A group representing suburban and large county school districts is praising U.S. Secretary of Education Arne Duncan for his comments sympathizing with teachers and principals about the heavy emphasis that is being placed on standardized testing in the nation’s schools—a push that he says is “sucking the oxygen” out of the room.
Gwinnett County Public Schools Superintendent J. Alvin Wilbanks, and Montgomery County Public Schools Superintendent Joshua P. Starr, the co-chairs of the Large Countywide and Suburban District Consortium, which represents 16 school districts across the country, said they agreed with Duncan that there is too much focus on testing in education, and they hear it from all sides—from parents, teachers, and students.
“We also agree with the secretary that meaningful assessments are a critical part of good teaching and learning—but only if the tests are valid measures of what students know and are able to do and accountability measures are focused on fostering improvement,” they wrote in a statement issued over the weekend. “With so much change happening in education, we need to take the time to get things right and that means reducing the pressure of high-stakes tests.”
“We have a once-in-a-generation opportunity to improve education, with new, rigorous standards and the development of stronger curricula and assessments to raise the level of instruction in our country,” they continued. “But to take full advantage of this opportunity, we must give our teachers and school leaders the time they need to implement the standards and prepare students for success.”
Wilbanks and Starr were referring to comments the education secretary wrote in a blog post entitled, “A Back-to-School Conversation with Teachers and School Leaders,” on the Education Department’s website, which was first published on SmartBlog on Education. In the post, Duncan bluntly writes about hard conversations that he’s had with teachers and other educators, particularly those dealing with standardized testing.
It’s not that teachers are against testing or against being held accountable, he said; there is simply too much emphasis on it—and too much of it.
Duncan said he agreed with some educators’ comments that it was unfair to hold them accountable for results on new assessments, which many of them had not seen before; that the tests focus too much on basic skills and not enough on critical thinking skills; and that testing—and by extension preparation for those tests—was eating way too much time in the day.
Duncan agreed that there should be measures of progress for teachers and for students, but added that those should be conducted through a “sensible, smart” combination of factors.
“But assessment needs to be done wisely,” he wrote. “No school or teacher should look bad because they took on kids with greater challenges. Growth is what matters. No teacher or school should be judged on any one test, or tests alone—always on a mix of measures—which could range from classroom observations to family engagement indicators.”
He cited Nevada and Delaware as examples of states that employ multiple measures in assessing student growth.
But testing should never be the focus, he continued:
Educators work all day to inspire, to intrigue, to know their students—not just in a few subjects, and not just in academic areas. There's a whole world of skills that tests can never touch that are vital to students' success. No test will ever measure what a student is or can be. It's simply one measure of one kind of progress. Yet in too many places, testing itself has become a distraction from the work it is meant to support. I believe testing issues today are sucking the oxygen out of the room in a lot of schools—oxygen that is needed for a healthy transition to higher standards; improved systems for data; better-aligned assessments; teacher professional development, evaluation and support, and more. This is one of the biggest changes education in this country has ever seen, and teachers who've worked through it have told me it's allowed them to become the best teachers they've ever been. That change needs educators' full attention.

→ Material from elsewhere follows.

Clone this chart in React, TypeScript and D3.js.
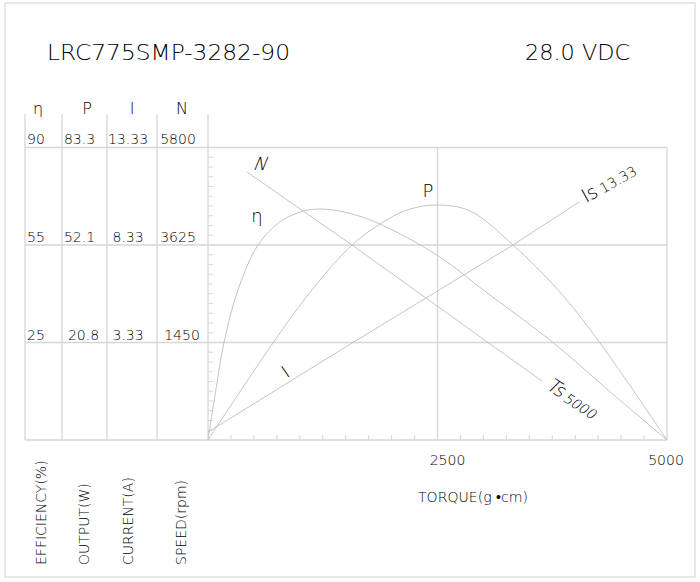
import React from "react";
import * as d3 from "d3";

// ---------- data ----------
const torqueTicks = [2500, 5000];
const effTicks = [90, 55, 25];
const powTicks = [83.3, 52.1, 20.8];
const curTicks = [13.33, 8.33, 3.33];
const spdTicks = [5800, 3625, 1450];
const headers = ["η", "P", "I", "N"];
const axisNames = ["EFFICIENCY(%)", "OUTPUT(W)", "CURRENT(A)", "SPEED(rpm)"];

// torque (g·cm), efficiency (%)
const effCurve: [number, number][] = [
  [0, 0], [84, 12.6], [174, 25], [327, 41.2], [545, 55], [784, 63.3], [1002, 66.8],
  [1198, 67.9], [1492, 66.8], [1874, 62.5], [2527, 51.3], [2996, 41.2], [3758, 25],
  [4379, 12.4], [5000, 0],
];
// torque, output (W)
const powCurve: [number, number][] = [
  [0, 0], [708, 20.7], [1133, 37.7], [1569, 52.1], [1874, 58.8], [2168, 63.3],
  [2500, 64.9], [2854, 63.0], [3322, 52.1], [3813, 37.7], [4270, 20.7], [5000, 0],
];
// torque, current (A)
const curLine: [number, number][] = [[0, 0.27], [1579, 3.33], [3322, 8.33], [4041, 10.53]];
// torque, speed (rpm)
const spdLine: [number, number][] = [[425, 5253], [1569, 3625], [3050, 1450], [3638, 877]];

const title = "LRC775SMP-3282-90";
const voltage = "28.0 VDC";
const stallCurrent = "13.33";
const stallTorque = "5000";

// ---------- layout ----------
const W = 700, H = 582;
const L = 208, R = 667, T = 147.5, B = 440;
const tableTop = 114;
const colLines = [25, 62, 107, 157, 208];
const colText = [27, 79.5, 128, 178];
const rowNudge = [0, 0, 4];
const font = "'DejaVu Sans', sans-serif";
const ink = "#000";
const gridC = "#d6d6d6";
const curveC = "#c4c4c4";
const fw = 200;

const x = d3.scaleLinear().domain([0, 5000]).range([L, R]);
const rowY = [T, 245, 342.5, B];
const yEff = d3.scaleLinear().domain([0, 25, 55, 90]).range([B, rowY[2], rowY[1], T]);
const yPow = d3.scaleLinear().domain([0, 20.8, 52.1, 83.3]).range([B, rowY[2], rowY[1], T]);
const yCur = d3.scaleLinear().domain([0, 3.33, 8.33, 13.33]).range([B, rowY[2], rowY[1], T]);
const ySpd = d3.scaleLinear().domain([0, 1450, 3625, 5800]).range([B, rowY[2], rowY[1], T]);
const yFrac = d3.scaleLinear().domain([0, 30]).range([B, T]);

export default function App() {
  const smooth = (ys: d3.ScaleLinear<number, number>) =>
    d3.line<[number, number]>().x((d) => x(d[0])).y((d) => ys(d[1])).curve(d3.curveCatmullRom.alpha(0.5));
  const straight = (ys: d3.ScaleLinear<number, number>) =>
    d3.line<[number, number]>().x((d) => x(d[0])).y((d) => ys(d[1]));

  const rows = [0, 1, 2].map((i) => [effTicks[i], powTicks[i], curTicks[i], spdTicks[i]]);
  const rowYs = [yEff(effTicks[0]), yEff(effTicks[1]), yEff(effTicks[2])];

  const yTicks = d3.range(1, 30).filter((v) => v % 10 !== 0).map((v) => yFrac(v));
  const xTicks = d3.range(250, 5000, 250).filter((v) => v !== 2500).map((v) => x(v));

  const curEnd = curLine[curLine.length - 1];
  const spdEnd = spdLine[spdLine.length - 1];
  const isX = x(curEnd[0]) + 7, isY = yCur(curEnd[1]) + 1;
  const tsX = x(spdEnd[0]) + 3, tsY = ySpd(spdEnd[1]) + 7;

  return (
    <svg width={W} height={H} style={{ position: "absolute", left: 0, top: 0, background: "#fff" }}
      fontFamily={font} fill={ink} fontWeight={fw}>
      <rect x={5} y={3} width={690} height={574} fill="#fff" stroke="#dadada" strokeWidth={1.2} />

      {/* titles */}
      <text x={47} y={60} fontSize={21} textLength={243} lengthAdjust="spacingAndGlyphs">{title}</text>
      <text x={525} y={60} fontSize={21} textLength={105} lengthAdjust="spacingAndGlyphs">{voltage}</text>

      {/* header symbols */}
      {headers.map((h, i) => (
        <text key={h} x={[38, 87, 132, 182][i]} y={114} fontSize={16} textAnchor="middle">{h}</text>
      ))}

      {/* table vertical lines */}
      {colLines.map((cx, i) => (
        <line key={i} x1={cx} x2={cx} y1={tableTop} y2={B} stroke={gridC} strokeWidth={1.3} />
      ))}
      {/* horizontal grid rows */}
      {rowY.map((ry, i) => (
        <line key={i} x1={25} x2={R} y1={ry} y2={ry} stroke={gridC} strokeWidth={1.3} />
      ))}
      {/* vertical grid lines at torque ticks */}
      {torqueTicks.map((t) => (
        <line key={t} x1={x(t)} x2={x(t)} y1={T} y2={B} stroke={gridC} strokeWidth={1.3} />
      ))}
      {/* minor ticks */}
      {yTicks.map((ty, i) => (
        <line key={i} x1={L} x2={L + 5} y1={ty} y2={ty} stroke={gridC} strokeWidth={1} />
      ))}
      {xTicks.map((tx, i) => (
        <line key={i} x1={tx} x2={tx} y1={B} y2={B - 5} stroke={gridC} strokeWidth={1} />
      ))}

      {/* table values */}
      {rows.map((r, ri) =>
        r.map((v, ci) => (
          <text key={ri + "-" + ci}
            x={ci === 0 ? colText[0] : colText[ci] + (ci === 1 || ci === 3 ? rowNudge[ri] : 0)}
            y={rowYs[ri] - (ri === 0 ? 3.5 : 3)}
            fontSize={14} textAnchor={ci === 0 ? "start" : "middle"}>
            {String(v)}
          </text>
        ))
      )}

      {/* x tick labels */}
      {torqueTicks.map((t, i) => (
        <text key={t} x={x(t) + (i === 0 ? 10 : -1)} y={465} fontSize={14} textAnchor="middle">{t}</text>
      ))}
      <text x={418} y={502} fontSize={14} textLength={110} lengthAdjust="spacingAndGlyphs">TORQUE(g •cm)</text>

      {/* rotated axis names */}
      {axisNames.map((n, i) => (
        <text key={n} transform={`translate(${[46, 89, 133, 186][i]},565) rotate(-90)`} fontSize={14}>{n}</text>
      ))}

      {/* curves */}
      <g fill="none" stroke={curveC} strokeWidth={1}>
        <path d={smooth(yEff)(effCurve) || ""} />
        <path d={smooth(yPow)(powCurve) || ""} />
        <path d={straight(yCur)(curLine) || ""} />
        <path d={straight(ySpd)(spdLine) || ""} />
      </g>

      {/* curve labels */}
      <text transform="translate(259,170) skewX(-22)" fontSize={18} textAnchor="middle">N</text>
      <text x={257} y={222} fontSize={18} textAnchor="middle">η</text>
      <text x={428} y={197} fontSize={18} textAnchor="middle">P</text>
      <text transform="translate(289,377) rotate(-34)" fontSize={18} textAnchor="middle">I</text>
      <text transform={`translate(${isX},${isY}) rotate(-29)`}>
        <tspan fontSize={19}>Is</tspan>
        <tspan fontSize={14} dx={4}>{stallCurrent}</tspan>
      </text>
      <text transform={`translate(${tsX},${tsY}) rotate(33) skewX(-12)`}>
        <tspan fontSize={19}>Ts</tspan>
        <tspan fontSize={14} dx={3} dy={1}>{stallTorque}</tspan>
      </text>
    </svg>
  );
}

The secretary promised to work with states seeking flexibility on using testing as part of teacher evaluations and promised to work with educators to “get this right.”
The Large Countywide and Suburban District Consortium called for collaborative efforts to devise better ways to measure student learning and to hold educators accountable.
The group also used the opportunity to call for the reauthorization of the Elementary and Secondary Education Act to align both state and federal accountability systems with “the skills and knowledge that students will need to be successful in the 21st century.”